The Gamble Cottage was built by Joseph Gamble, who worked in the nearby Experimental Orchard in Coromandel Valley which was established in the latter years of the 1800’s to trial fruit trees which might be suitable for South Australian conditions.

He and his wife Harriet lived in the cottage with their four daughters, Dorothy, Isobel, Clara and Edith. Dorothy and Isobel left the family home when they married but Clara and Edith didn’t marry and shared the cottage for most of their lives. Edith always stayed at home, but Clara ‘went out to business’ working as an assistant at various catering businesses, including the Adelaide Women’s Club and Scotch College.

Clara and Edith kept house and cared for the garden, which had been much loved by their parents. Their neighbours often saw them collecting wood along nearby roads for their stove and room fires. They were also known through their regular attendance at the Blackwood Methodist Church.
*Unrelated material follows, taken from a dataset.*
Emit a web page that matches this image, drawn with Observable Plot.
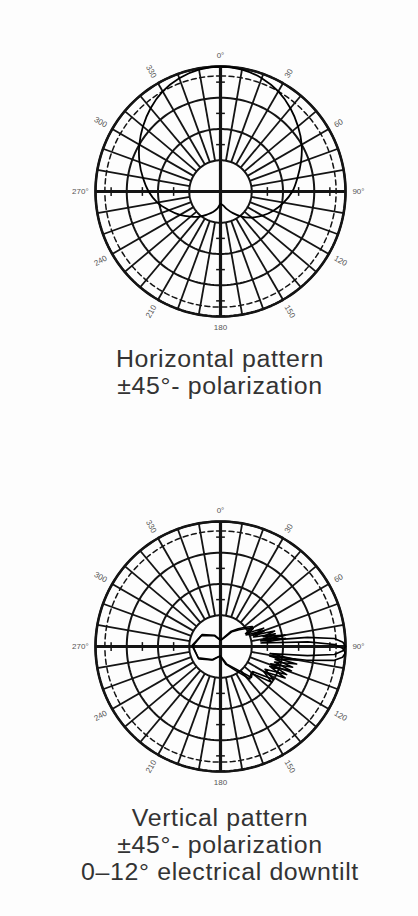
<!DOCTYPE html>
<html>
<head>
<meta charset="utf-8">
<script src="https://cdn.jsdelivr.net/npm/d3@7"></script>
<script src="https://cdn.jsdelivr.net/npm/@observablehq/plot@0.6"></script>
<style>
  html, body { margin: 0; padding: 0; background: #fdfdfd; }
  #page { position: relative; width: 418px; height: 916px; overflow: hidden; }
  .chart { position: absolute; left: 0; }
  .tline { position: absolute; left: 0; width: 440px; text-align: center;
           font-family: "Liberation Sans", Arial, sans-serif; font-size: 23.5px;
           letter-spacing: 0.6px; line-height: 27px; height: 27px; color: #333;
           transform: scaleX(1.06); transform-origin: 220px 50%; white-space: nowrap; }
</style>
</head>
<body>
<div id="page">
  <div id="chart1" class="chart" style="top:0px"></div>
  <div id="chart2" class="chart" style="top:460px"></div>
</div>
<script>
// ---------- data ----------
const ringLevels = [0, -10, -20, -30];            // dB rings (solid)
const dashedLevels = [-3];                         // dB ring (dashed)
const axisTickLevels = [-5, -15, -25];             // small ticks on main axes
const labelAngles = [0, 30, 60, 90, 120, 150, 180, 210, 240, 270, 300, 330];
const labelTexts = ["0°", "30", "60", "90°", "120", "150", "180", "210", "240", "270°", "300", "330"];

// Horizontal pattern (azimuth deg, relative level dB)
const hAngles = [0, 10, 20, 30, 40, 50, 60, 70, 80, 90, 100, 110, 120, 130, 140, 150, 160, 170,
                 180, 190, 200, 210, 220, 230, 240, 250, 260, 270, 280, 290, 300, 310, 320, 330, 340, 350];
const hDb = [0, -0.4, -1.4, -3, -5.2, -7.6, -10, -12.6, -15, -17, -19.5, -22, -24.5, -27, -29.5, -32, -34, -35.5,
             -36, -34.5, -33, -31.5, -29.5, -27.5, -25, -22.5, -19.5, -17, -14.8, -12.4, -10, -7.6, -5.2, -3, -1.4, -0.4];

// Vertical pattern (offset from main beam deg, relative level dB), shown for several downtilts
const vOffsets = [-180, -150, -120, -90, -70, -55, -45, -38, -32, -27, -23, -19, -16, -13, -10, -8, -6, -4, -2, 0,
                  2, 4, 6, 8, 10, 13, 16, 19, 23, 27, 32, 38, 45, 55, 70, 90, 120, 150];
const vDb = [-31, -33, -36, -38, -37, -34, -32, -30, -28, -31, -25, -29, -22, -26, -19, -27, -12, -3.5, -0.8, 0,
             -0.8, -3.5, -12, -24, -15, -22, -16, -23, -17, -24, -20, -27, -26, -31, -34, -37, -35, -32];
const vTilts = [0, 3];

const titleTop = ["Horizontal pattern", "±45°- polarization"];
const titleBottom = ["Vertical pattern", "±45°- polarization", "0–12° electrical downtilt"];

// ---------- helpers ----------
const RANGE_DB = 40;                  // centre = -40 dB, outer ring = 0 dB
const PX_PER_UNIT = 125 / RANGE_DB;
const CX = 220;
const INK = "#141414";

const rOf = (db) => Math.max(0, db + RANGE_DB);
const px = (r, a) => r * Math.sin(a * Math.PI / 180);
const py = (r, a) => r * Math.cos(a * Math.PI / 180);

function gridMarks() {
  const ringPts = ringLevels.flatMap(l => d3.range(0, 361, 2).map(a => ({l, a})));
  const dashPts = dashedLevels.flatMap(l => d3.range(0, 361, 2).map(a => ({l, a})));
  const spokes = d3.range(10, 360, 10).filter(a => a % 90 !== 0);
  const axes = [0, 90];
  const ticks = [0, 90, 180, 270].flatMap(a => axisTickLevels.map(l => ({a, l})));
  const tk = 1.4;
  const right = labelAngles.map((a, i) => ({a, t: labelTexts[i]})).filter(d => d.a > 0 && d.a < 180);
  const left = labelAngles.map((a, i) => ({a, t: labelTexts[i]})).filter(d => d.a > 180);
  const tb = labelAngles.map((a, i) => ({a, t: labelTexts[i]})).filter(d => d.a === 0 || d.a === 180);
  const LR = 42.2, TBR = 43.6;
  const lblStyle = {fontSize: 8, fill: "#555", fontFamily: "Liberation Sans, Arial, sans-serif"};
  return [
    Plot.line(dashPts, {x: d => px(rOf(d.l), d.a), y: d => py(rOf(d.l), d.a), z: "l",
      stroke: INK, strokeWidth: 1.5, strokeDasharray: "5,3.5"}),
    Plot.link(spokes, {x1: a => px(rOf(-30), a), y1: a => py(rOf(-30), a),
      x2: a => px(rOf(0), a), y2: a => py(rOf(0), a), stroke: INK, strokeWidth: 1.8}),
    Plot.line(ringPts, {x: d => px(rOf(d.l), d.a), y: d => py(rOf(d.l), d.a), z: "l",
      stroke: INK, strokeWidth: 2}),
    Plot.line(ringPts.filter(d => d.l === 0), {x: d => px(rOf(d.l), d.a), y: d => py(rOf(d.l), d.a),
      stroke: INK, strokeWidth: 2.6}),
    Plot.link(axes, {x1: a => px(rOf(0), a), y1: a => py(rOf(0), a),
      x2: a => px(rOf(0), a + 180), y2: a => py(rOf(0), a + 180), stroke: INK, strokeWidth: 3.2}),
    Plot.link(ticks, {
      x1: d => px(rOf(d.l), d.a) + px(tk, d.a + 90), y1: d => py(rOf(d.l), d.a) + py(tk, d.a + 90),
      x2: d => px(rOf(d.l), d.a) - px(tk, d.a + 90), y2: d => py(rOf(d.l), d.a) - py(tk, d.a + 90),
      stroke: INK, strokeWidth: 1.5}),
    Plot.text(right, {x: d => px(LR, d.a), y: d => py(LR, d.a), text: "t", rotate: d => d.a - 90,
      textAnchor: "start", ...lblStyle}),
    Plot.text(left, {x: d => px(LR, d.a), y: d => py(LR, d.a), text: "t", rotate: d => d.a - 270,
      textAnchor: "end", ...lblStyle}),
    Plot.text(tb, {x: d => px(TBR, d.a), y: d => py(TBR, d.a), text: "t", textAnchor: "middle", ...lblStyle})
  ];
}

function polarChart(height, cy, patternMarks) {
  return Plot.plot({
    width: 418, height,
    margin: 0,
    style: {background: "transparent"},
    x: {domain: [-CX / PX_PER_UNIT, (418 - CX) / PX_PER_UNIT], range: [0, 418]},
    y: {domain: [-(height - cy) / PX_PER_UNIT, cy / PX_PER_UNIT], range: [height, 0]},
    axis: null,
    marks: [...gridMarks(), ...patternMarks]
  });
}

// ---------- chart 1: horizontal ----------
const hData = hAngles.map((a, i) => ({a, db: hDb[i]}));
const chart1 = polarChart(345, 191, [
  Plot.line(hData, {x: d => px(rOf(d.db), d.a), y: d => py(rOf(d.db), d.a),
    curve: "catmull-rom-closed", stroke: "#000", strokeWidth: 1.8})
]);
document.getElementById("chart1").append(chart1);

// ---------- chart 2: vertical ----------
const vData = vTilts.flatMap(t => vOffsets.map((o, i) => ({t, a: (90 + t + o + 360) % 360, db: vDb[i]})));
const chart2 = polarChart(340, 186, [
  Plot.line(vData, {x: d => px(rOf(d.db), d.a), y: d => py(rOf(d.db), d.a), z: "t",
    curve: "linear-closed", stroke: "#000", strokeWidth: 1.6})
]);
document.getElementById("chart2").append(chart2);

// ---------- titles (one element per line) ----------
function addTitle(lines, top) {
  const page = document.getElementById("page");
  lines.forEach((txt, i) => {
    const d = document.createElement("div");
    d.className = "tline";
    d.style.top = (top + i * 27) + "px";
    d.textContent = txt;
    page.append(d);
  });
}
addTitle(titleTop, 346);
addTitle(titleBottom, 805);
</script>
</body>
</html>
In the early days of the cottage, there was no running water; water was obtained from an underground tank in the garden. Likewise, electricity was a luxury that came later.

In true cottage garden style the ladies planted cuttings provided from other gardeners in the area and reciprocated in kind. With no running water they had to depend on tank water through the long South Australian summer and they sought plants which could survive in these harsh conditions: old roses, hardy shrubs, bulbs and annuals.

When the sisters became frail and unable to care for the cottage and garden, they moved to a nursing home. Edith died at the age of 82 and Clara at 104. In 1982 they donated the cottage and surrounding land to the City of Mitcham for use by the local community. By the time they left the property their failing health had reduced their capacity to care for such a large area, resulting in considerable deterioration.

The restoration of the front garden, which was undertaken in 1986 as a S.A. Jubilee 150 project, corresponds as nearly as possible to the description of the original formal garden layout given by the sisters after they had moved to a retirement village. Over the years since, work has expanded into the side and rear gardens where less formal plantings of shrubs, trees and hardy perennials have been favoured. At the far rear, an orchard of heritage fruit and nut trees has been established.